The National Lottery Authority (NLA) has stated that its intention to scrap taxes on all lotto winnings in the country is an attempt to attract more mainstream operators.

According to the Director-General of the NLA, Mr. Kofi Osei Ameyaw, a growing number of licensed lotto operators are drifting away from serving the NLA as a move to escape mandatory fulfilment of taxes required of them.

“The illegal lottery operators who previously had the advantage of a tax-free regime and so those who were actually selling lottery for the country having to bear the brunt of payment of seven and half percent tax were shifting to the illegal lottery business”.

“Now that that tax is out of the way we expect all of them to come back and work for the government”, he said.

The Mahama administration imposed a five percent tax on all lotto winnings exceeding GHS2,592 following a re-classification of lotto as an investment activity but, this step seems to have averted governments revenue as a result of the overwhelming number of tax-free operators who attract clients that fail to pay taxes on their winnings.

However, Mr. osei Ameyaw has indicated that the scrapping of taxes paid by lotto winners has been necessitated to attract clients to governments side and boost the lottery business in the country.

“Similarly those who were afraid of paying taxes when they win and for that matter were headed to the illegal lottery business where they do not pay any withholding tax on the wins are now free to stake with the government, which means, we have then opened the system to bring in all those who were under cover or were doing business under the table to come out openly and do business with government.

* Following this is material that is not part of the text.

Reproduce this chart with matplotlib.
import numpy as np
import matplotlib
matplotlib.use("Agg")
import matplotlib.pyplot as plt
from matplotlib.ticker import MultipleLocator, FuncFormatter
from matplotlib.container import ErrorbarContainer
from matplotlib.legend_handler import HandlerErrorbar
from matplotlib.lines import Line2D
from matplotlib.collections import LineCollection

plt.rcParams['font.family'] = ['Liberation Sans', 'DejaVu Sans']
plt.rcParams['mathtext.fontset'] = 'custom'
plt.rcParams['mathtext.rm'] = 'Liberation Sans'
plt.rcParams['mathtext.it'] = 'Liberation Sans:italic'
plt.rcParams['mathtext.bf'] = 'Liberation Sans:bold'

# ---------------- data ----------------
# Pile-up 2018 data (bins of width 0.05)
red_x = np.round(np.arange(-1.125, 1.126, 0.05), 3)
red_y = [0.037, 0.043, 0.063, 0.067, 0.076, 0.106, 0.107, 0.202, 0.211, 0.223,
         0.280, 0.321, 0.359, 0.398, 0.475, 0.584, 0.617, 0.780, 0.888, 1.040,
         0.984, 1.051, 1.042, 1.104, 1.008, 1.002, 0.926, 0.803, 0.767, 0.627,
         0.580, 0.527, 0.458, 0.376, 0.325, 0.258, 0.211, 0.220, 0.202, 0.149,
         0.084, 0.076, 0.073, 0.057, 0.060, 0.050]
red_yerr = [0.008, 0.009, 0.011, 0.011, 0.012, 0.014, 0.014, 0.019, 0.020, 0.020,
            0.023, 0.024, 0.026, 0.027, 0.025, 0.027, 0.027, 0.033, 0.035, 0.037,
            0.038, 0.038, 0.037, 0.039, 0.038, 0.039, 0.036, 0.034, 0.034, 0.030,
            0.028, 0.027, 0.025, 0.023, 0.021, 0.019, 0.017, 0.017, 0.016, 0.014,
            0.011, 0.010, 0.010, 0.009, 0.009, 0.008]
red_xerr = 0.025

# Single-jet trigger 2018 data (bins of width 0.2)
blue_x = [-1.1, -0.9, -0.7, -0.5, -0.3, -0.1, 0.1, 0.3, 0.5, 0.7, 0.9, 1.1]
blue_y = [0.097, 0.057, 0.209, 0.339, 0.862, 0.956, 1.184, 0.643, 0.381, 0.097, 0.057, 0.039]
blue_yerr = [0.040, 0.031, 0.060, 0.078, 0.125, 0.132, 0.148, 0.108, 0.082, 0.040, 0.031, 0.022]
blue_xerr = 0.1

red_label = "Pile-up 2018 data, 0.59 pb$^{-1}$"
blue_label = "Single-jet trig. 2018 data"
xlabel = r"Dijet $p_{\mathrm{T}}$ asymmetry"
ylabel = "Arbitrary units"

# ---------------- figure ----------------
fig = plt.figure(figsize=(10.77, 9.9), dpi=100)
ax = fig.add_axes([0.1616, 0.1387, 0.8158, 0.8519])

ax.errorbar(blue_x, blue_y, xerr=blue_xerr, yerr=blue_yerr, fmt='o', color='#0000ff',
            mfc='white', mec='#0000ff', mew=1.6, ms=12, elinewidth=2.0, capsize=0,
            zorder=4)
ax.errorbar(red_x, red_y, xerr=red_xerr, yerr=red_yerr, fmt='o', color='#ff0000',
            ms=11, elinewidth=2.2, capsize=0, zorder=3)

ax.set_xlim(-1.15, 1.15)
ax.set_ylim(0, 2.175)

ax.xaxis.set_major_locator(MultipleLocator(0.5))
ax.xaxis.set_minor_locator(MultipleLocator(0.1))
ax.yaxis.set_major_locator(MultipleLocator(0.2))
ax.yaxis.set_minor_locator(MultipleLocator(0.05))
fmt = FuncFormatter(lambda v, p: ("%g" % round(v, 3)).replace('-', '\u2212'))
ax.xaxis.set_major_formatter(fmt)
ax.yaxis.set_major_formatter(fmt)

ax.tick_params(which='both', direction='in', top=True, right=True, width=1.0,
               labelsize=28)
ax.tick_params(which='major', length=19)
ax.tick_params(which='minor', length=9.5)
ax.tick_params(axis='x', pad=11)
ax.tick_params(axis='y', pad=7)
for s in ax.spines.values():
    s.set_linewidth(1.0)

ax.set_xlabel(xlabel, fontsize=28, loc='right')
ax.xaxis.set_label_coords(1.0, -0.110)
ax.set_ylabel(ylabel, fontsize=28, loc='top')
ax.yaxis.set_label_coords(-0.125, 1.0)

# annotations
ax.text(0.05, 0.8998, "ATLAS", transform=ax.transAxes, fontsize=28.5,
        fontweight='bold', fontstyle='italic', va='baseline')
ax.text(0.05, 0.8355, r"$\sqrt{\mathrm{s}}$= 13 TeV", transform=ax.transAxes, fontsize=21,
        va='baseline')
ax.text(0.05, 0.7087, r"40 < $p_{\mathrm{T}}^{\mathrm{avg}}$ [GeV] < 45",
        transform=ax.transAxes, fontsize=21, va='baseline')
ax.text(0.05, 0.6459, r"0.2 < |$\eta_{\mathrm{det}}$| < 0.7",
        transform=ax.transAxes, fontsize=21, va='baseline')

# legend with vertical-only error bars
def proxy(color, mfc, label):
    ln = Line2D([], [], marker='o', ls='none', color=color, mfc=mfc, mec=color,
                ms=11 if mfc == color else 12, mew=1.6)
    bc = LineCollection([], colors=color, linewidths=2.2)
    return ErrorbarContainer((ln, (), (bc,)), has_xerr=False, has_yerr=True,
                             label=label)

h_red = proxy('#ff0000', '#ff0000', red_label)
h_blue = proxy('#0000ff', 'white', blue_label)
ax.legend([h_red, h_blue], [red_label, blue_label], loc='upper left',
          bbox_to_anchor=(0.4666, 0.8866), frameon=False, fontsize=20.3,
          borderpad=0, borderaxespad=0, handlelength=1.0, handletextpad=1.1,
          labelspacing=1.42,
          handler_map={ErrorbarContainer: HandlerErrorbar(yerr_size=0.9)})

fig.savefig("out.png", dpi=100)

He also disclosed government’s plans to license more operators who wish to work for the lottery commission aside about 2,000 operators who have been already registered.

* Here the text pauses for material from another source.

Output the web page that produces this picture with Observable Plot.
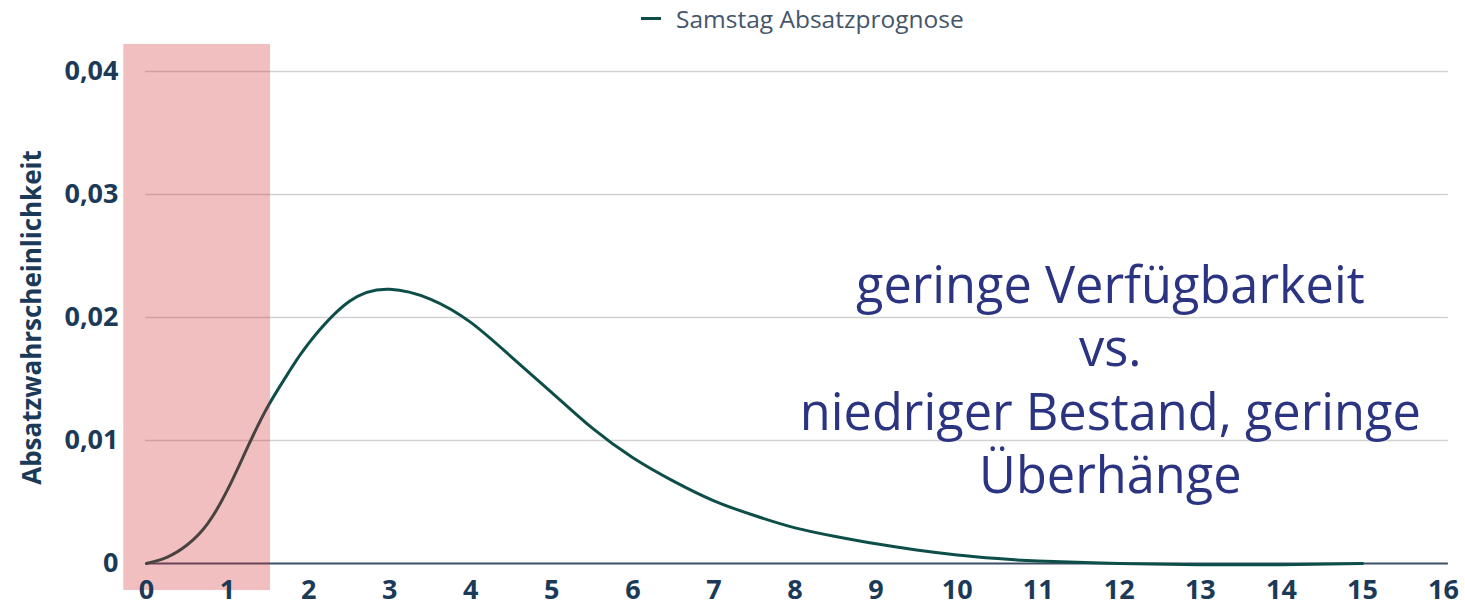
<!DOCTYPE html>
<html>
<head>
<meta charset="utf-8">
<script src="https://cdn.jsdelivr.net/npm/d3@7"></script>
<script src="https://cdn.jsdelivr.net/npm/@observablehq/plot@0.6"></script>
<style>
  html, body { margin: 0; padding: 0; background: #fff; }
  #wrap { position: relative; width: 1465px; height: 606px; }
  #legend { position: relative; height: 36px; font-family: "Open Sans", sans-serif; font-size: 24.5px; line-height: 1; color: #45566a; }
  #legend .sw { position: absolute; left: 641px; top: 17px; width: 20px; height: 3px; background: #0d4e49; }
  #legend .lab { position: absolute; left: 676px; top: 7px; white-space: nowrap; }
  svg { display: block; }
</style>
</head>
<body>
<div id="wrap">
  <div id="legend"><span class="sw"></span><span class="lab"></span></div>
  <div id="chart"></div>
</div>
<script>
const seriesName = "Samstag Absatzprognose";
const yTitle = "Absatzwahrscheinlichkeit";
const xValues = [0, 0.25, 0.5, 0.75, 1, 1.25, 1.5, 1.75, 2, 2.5, 3, 3.5, 4, 4.5, 5, 5.5, 6, 6.5, 7, 7.5, 8, 8.5, 9, 9.5, 10, 10.5, 11, 12, 13, 14, 15];
const yValues = [0, 0.0005, 0.0015, 0.0032, 0.0060, 0.0095, 0.0128, 0.0155, 0.0179, 0.0213, 0.0223, 0.0215, 0.0196, 0.0168, 0.0139, 0.0110, 0.0086, 0.0067, 0.0051, 0.0039, 0.0029, 0.0022, 0.0016, 0.0011, 0.0007, 0.0004, 0.0002, 0.0000, -0.0001, -0.0001, 0.0000];
const xTicks = [0, 1, 2, 3, 4, 5, 6, 7, 8, 9, 10, 11, 12, 13, 14, 15, 16];
const yTicks = [0, 0.01, 0.02, 0.03, 0.04];
const bandX = [-0.28, 1.53];
const bandY = [-0.0022, 0.0422];
const annotationLines = ["geringe Verfügbarkeit", "vs.", "niedriger Bestand, geringe", "Überhänge"];
const annotationPos = {x: 11.89, y: 0.0151};

document.querySelector("#legend .lab").textContent = seriesName;

const data = xValues.map((x, i) => ({x, y: yValues[i]}));
const fmt = d => d === 0 ? "0" : d.toFixed(2).replace(".", ",");

const chart = Plot.plot({
  width: 1465,
  height: 570,
  marginLeft: 146,
  marginRight: 22,
  marginTop: 35,
  marginBottom: 43,
  x: {domain: [0, 16]},
  y: {domain: [0, 0.04]},
  style: {fontFamily: "'Open Sans', sans-serif", background: "#fff"},
  marks: [
    Plot.ruleY(yTicks.filter(d => d !== 0), {x1: -0.01, x2: 16.06, stroke: "#d2d2d2", strokeWidth: 1.5}),
    Plot.ruleY([0], {x1: -0.01, x2: 16.06, stroke: "#3b5068", strokeWidth: 2}),
    Plot.line(data, {x: "x", y: "y", stroke: "#0d4e49", strokeWidth: 3, curve: "natural"}),
    Plot.rect([{x1: bandX[0], x2: bandX[1], y1: bandY[0], y2: bandY[1]}], {x1: "x1", x2: "x2", y1: "y1", y2: "y2", fill: "rgb(208,42,48)", fillOpacity: 0.3}),
    Plot.axisX(xTicks, {tickSize: 0, tickPadding: 16, fontSize: 27, fontWeight: "bold", fill: "#1b3a57", label: null}),
    Plot.axisY(yTicks, {tickSize: 0, tickPadding: 28, tickFormat: fmt, fontSize: 27, fontWeight: "bold", fill: "#1b3a57", label: null}),
    Plot.text([yTitle], {frameAnchor: "left", textAnchor: "middle", rotate: -90, dx: -114, fontSize: 26, fontWeight: "bold", fill: "#1b3a57"}),
    Plot.text([annotationLines.join("\n")], {x: annotationPos.x, y: annotationPos.y, textAnchor: "middle", lineAnchor: "middle", lineHeight: 1.25, fontSize: 50.5, fill: "#2b3481"})
  ]
});
document.getElementById("chart").appendChild(chart);
</script>
</body>
</html>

“We have registered in Greater Accra alone over 2,000 B2B who are seeking to be licensed, so we are going to look at the modalities of the license and that I cannot do by myself, it has to be done by the board and the board is going to sit very soon and do that”.

A Deputy Minister of Finance, Kwaku Kwarteng on Wednesday, 29 November 2017 laid the Value Added Tax (Amendment) (N0.2) Bill, 2017 on the floor of Parliament to remove the tax.

Apart from the lotto bill, other bills including the National Fiscal Stabilisation (Amendment) Bill, 2017, Special Import Levy (Amendment) (No.2) Bill, 2017 and Standard for Automatic Exchange of Financial Account Information Bill, 2017 were also laid.